VFIO Gaming Tip: Multi-GPUs / Multi-Users / "Shared Storage" VMs

Hello All,

I came across an interesting VFIO Gaming use case that I figured I would share - along with my solution which I hope can help some others here…

This is a rather unique and ‘edge’ use case that I doubt will show up too frequently.

Use Case:
Building a new two-user / two-gpu gaming rig for my better half and myself; however, I wanted to ensure that each of us could independently choose which GPU we wanted to use. Understanding my partner would not want to monkey around with attaching / detaching the PCI devices on their VM, this would leave us with two VMs (and more importantly two different OS installations - maybe even two copies of each game) per person… not great.

Addressing the problem…
This got me thinking… What if I create not one but two VMs per person, but with an odd twist… carbon-copy configurations and shared storage image files. :face_with_open_eyes_and_hand_over_mouth: Essentially, think of it like this… Alice-VM-4090 and Alice-VM-3080 are clones (even down to the MAC address on the vNIC). The one difference between them is Alice-VM-4090 and Alice-VM-3080 have two different GPUs attached (RTX 4090 and RTX 3080 respectively).

Now if I was to make Alice-VM-3080 use the same disk image files as Alice-VM-4090 then I could effectively achieve only requiring one OS installation along with a single installation for each game - per person. Practically, a simple way to do this is to delete the disk image files created with the cloned vm (Alice-VM-3080) and replace them with symbolic links to the disk image files for the original machine (Alice-VM-4090).

Great idea… but there is a problem… Unlike with physical hardware devices that are passed-through to a VM, KVM/Qemu will not stop the execution of a virtual machine that is attempting to use the same storage device (disk image file) as another running virtual machine. This can very easily lead to data corruption if somehow both machines are powered on (using the storage image) at the same time. I figured for my build, this was far too big of a risk, to leave to “trusting that only one of each pair of VMs would be running at a given time” so… what to do?

The Solution:
Broad-stroke: Qemu Guest Locking and Hookscripts - both very well documented.

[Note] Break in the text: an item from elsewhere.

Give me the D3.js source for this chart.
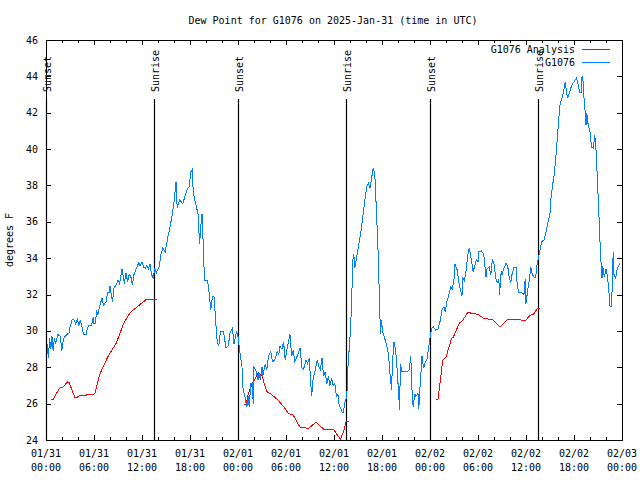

To solve this problem, I created a hookscript (in PERL) that each of these machines will use - link to code shared below. Qemu, being as nice and cuddly as it is, allows for hook scripts to be used to automation functions in three different states of VM operations: pre-start, post-start, pre-stop, and post-stop. Combining this with the ability to lock machines via the Qemu shell, we have a rather elegant solution. Essentially, whenever Alice-VM-4090 starts, Alice-VM-3080 is locked via Qemu - and vice-versa.

About the Script
Link: KVM/Qemu Storage Collision Control
I just posted this moments ago, so please forgive me for not providing a complete write-up as of yet…

I tried to keep this script pretty simple. There is a dynamic data structure called %Families that can be configured specific to your needs. What this script will do is take the ID of the VM that is starting and lock (qemu clone lock) the cloned / associated vm(s) prior to starting the requested vm. When the used vm is powered off, this lock is then removed from the cloned / associated vm.

I hope this can be of use to others who are playing around with some unique use cases for VFIO.

Best,
AX

1 Like

I don’t get the use case :wink:
What happens, if you want to play at the same time or are you essential hot-seating the PC? Then, I don’t understand why you need a two GPU solution or even a VM in the first place (the storage being the same essentially for all VMs).

It would somewhat make more sense for me, if you or your partner is using the host OS (if it is a Desktop OS) and the other one is gaming on the VM in your example, or if the second GPU is used for “something else” (compute tasks for example) and gets bumped up and down (4090 vs. 3080) depending on the workload and games being played.

Another solution to the “multiple copies of x” would be deduplication if the host’s file system supports it. But this may not be feasible for gaming (depending on your setup).

When you put 2 gaming OS into one box, you also create a dependency, which is almost a deal breaker sometimes. That means when you have to tinker your host rig, your very important half could not play game.

Build a saperated PC, and decorate it with full RGB (yeah, very important), and you partner will appreciate it.